TASK STATEMENT:
Your task is to retype the lines from the opening of the material through the line that includes "middel_yerr = [0.006, 0.0076, 0.007]". Do not copy the pictures.

** Start GIVEN MATERIAL **

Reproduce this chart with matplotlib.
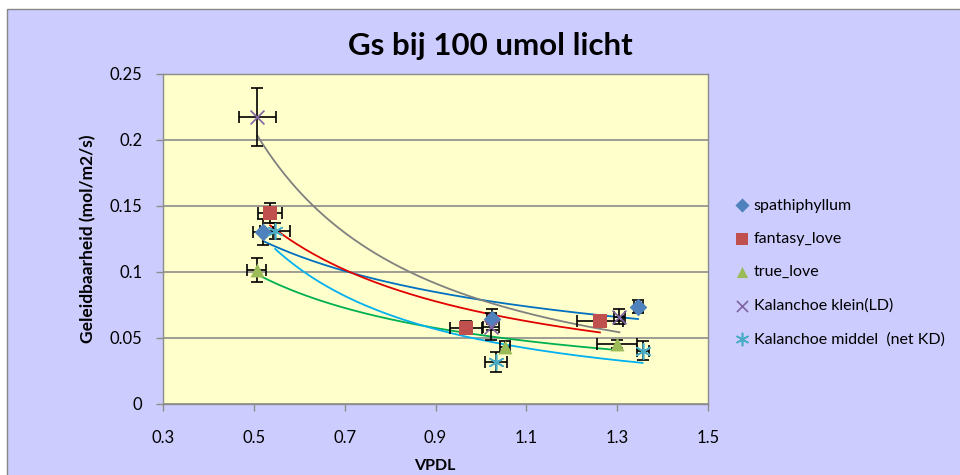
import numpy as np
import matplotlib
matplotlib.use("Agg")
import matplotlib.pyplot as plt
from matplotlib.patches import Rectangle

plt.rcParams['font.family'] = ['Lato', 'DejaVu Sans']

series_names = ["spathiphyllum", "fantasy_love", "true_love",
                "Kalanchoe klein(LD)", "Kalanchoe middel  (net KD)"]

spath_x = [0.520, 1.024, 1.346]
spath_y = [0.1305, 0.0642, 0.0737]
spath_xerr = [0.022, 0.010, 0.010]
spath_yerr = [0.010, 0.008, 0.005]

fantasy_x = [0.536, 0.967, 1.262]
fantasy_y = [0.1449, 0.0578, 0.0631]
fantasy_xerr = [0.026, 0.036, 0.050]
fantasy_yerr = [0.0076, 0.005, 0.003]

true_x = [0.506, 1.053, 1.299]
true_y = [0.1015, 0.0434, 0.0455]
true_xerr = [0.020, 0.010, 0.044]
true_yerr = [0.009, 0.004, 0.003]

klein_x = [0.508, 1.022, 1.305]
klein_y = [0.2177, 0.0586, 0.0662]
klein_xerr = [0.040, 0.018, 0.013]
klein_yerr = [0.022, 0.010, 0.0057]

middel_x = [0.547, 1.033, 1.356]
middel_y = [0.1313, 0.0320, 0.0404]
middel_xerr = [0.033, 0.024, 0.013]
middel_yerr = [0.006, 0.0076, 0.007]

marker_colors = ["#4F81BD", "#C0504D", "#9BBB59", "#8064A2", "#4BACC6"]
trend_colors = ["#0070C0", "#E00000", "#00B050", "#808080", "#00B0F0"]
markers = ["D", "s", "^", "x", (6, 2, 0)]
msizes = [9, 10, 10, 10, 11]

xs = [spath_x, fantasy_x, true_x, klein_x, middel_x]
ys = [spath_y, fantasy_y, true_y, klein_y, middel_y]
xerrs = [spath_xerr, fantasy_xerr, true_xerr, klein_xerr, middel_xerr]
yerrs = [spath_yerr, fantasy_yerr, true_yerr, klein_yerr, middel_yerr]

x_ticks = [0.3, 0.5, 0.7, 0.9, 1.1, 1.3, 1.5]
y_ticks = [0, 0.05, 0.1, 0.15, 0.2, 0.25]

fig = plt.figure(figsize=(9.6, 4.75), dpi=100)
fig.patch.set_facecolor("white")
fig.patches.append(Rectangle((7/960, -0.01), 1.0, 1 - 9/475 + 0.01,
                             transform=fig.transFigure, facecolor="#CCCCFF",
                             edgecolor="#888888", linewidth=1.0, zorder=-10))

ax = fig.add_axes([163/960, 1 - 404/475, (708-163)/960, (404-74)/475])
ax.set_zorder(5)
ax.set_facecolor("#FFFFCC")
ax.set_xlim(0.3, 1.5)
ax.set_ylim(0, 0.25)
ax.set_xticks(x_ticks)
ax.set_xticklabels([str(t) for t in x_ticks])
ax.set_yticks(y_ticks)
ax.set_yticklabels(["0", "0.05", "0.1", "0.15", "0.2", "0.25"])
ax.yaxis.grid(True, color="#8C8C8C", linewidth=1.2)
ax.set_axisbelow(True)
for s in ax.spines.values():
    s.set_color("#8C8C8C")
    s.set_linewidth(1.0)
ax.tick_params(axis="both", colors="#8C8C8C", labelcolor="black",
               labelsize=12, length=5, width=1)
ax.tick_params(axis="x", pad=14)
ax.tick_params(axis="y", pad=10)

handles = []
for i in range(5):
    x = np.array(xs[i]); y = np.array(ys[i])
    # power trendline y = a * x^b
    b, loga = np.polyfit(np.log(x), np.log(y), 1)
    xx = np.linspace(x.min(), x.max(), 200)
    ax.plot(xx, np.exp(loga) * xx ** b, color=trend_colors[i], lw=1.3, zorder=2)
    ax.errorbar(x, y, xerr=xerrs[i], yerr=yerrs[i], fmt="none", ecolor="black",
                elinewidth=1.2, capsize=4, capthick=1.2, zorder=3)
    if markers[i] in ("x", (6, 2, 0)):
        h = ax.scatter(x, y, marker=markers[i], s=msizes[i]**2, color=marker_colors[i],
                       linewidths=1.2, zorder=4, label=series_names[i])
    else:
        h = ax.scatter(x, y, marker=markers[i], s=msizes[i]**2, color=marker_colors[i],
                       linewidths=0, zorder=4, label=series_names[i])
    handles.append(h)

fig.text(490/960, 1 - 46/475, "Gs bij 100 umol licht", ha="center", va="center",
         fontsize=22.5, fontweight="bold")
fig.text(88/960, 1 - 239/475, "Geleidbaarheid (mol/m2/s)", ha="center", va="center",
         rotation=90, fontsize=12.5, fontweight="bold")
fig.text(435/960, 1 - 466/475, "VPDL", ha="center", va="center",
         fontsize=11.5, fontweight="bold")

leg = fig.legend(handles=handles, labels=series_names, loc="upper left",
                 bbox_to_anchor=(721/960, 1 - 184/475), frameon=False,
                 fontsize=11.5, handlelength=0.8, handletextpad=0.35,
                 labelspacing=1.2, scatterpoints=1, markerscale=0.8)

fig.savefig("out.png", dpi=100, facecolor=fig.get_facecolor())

** End GIVEN MATERIAL **

THE RESULT:
Reproduce this chart with matplotlib.
import numpy as np
import matplotlib
matplotlib.use("Agg")
import matplotlib.pyplot as plt
from matplotlib.patches import Rectangle

plt.rcParams['font.family'] = ['Lato', 'DejaVu Sans']

series_names = ["spathiphyllum", "fantasy_love", "true_love",
                "Kalanchoe klein(LD)", "Kalanchoe middel  (net KD)"]

spath_x = [0.520, 1.024, 1.346]
spath_y = [0.1305, 0.0642, 0.0737]
spath_xerr = [0.022, 0.010, 0.010]
spath_yerr = [0.010, 0.008, 0.005]

fantasy_x = [0.536, 0.967, 1.262]
fantasy_y = [0.1449, 0.0578, 0.0631]
fantasy_xerr = [0.026, 0.036, 0.050]
fantasy_yerr = [0.0076, 0.005, 0.003]

true_x = [0.506, 1.053, 1.299]
true_y = [0.1015, 0.0434, 0.0455]
true_xerr = [0.020, 0.010, 0.044]
true_yerr = [0.009, 0.004, 0.003]

klein_x = [0.508, 1.022, 1.305]
klein_y = [0.2177, 0.0586, 0.0662]
klein_xerr = [0.040, 0.018, 0.013]
klein_yerr = [0.022, 0.010, 0.0057]

middel_x = [0.547, 1.033, 1.356]
middel_y = [0.1313, 0.0320, 0.0404]
middel_xerr = [0.033, 0.024, 0.013]
middel_yerr = [0.006, 0.0076, 0.007]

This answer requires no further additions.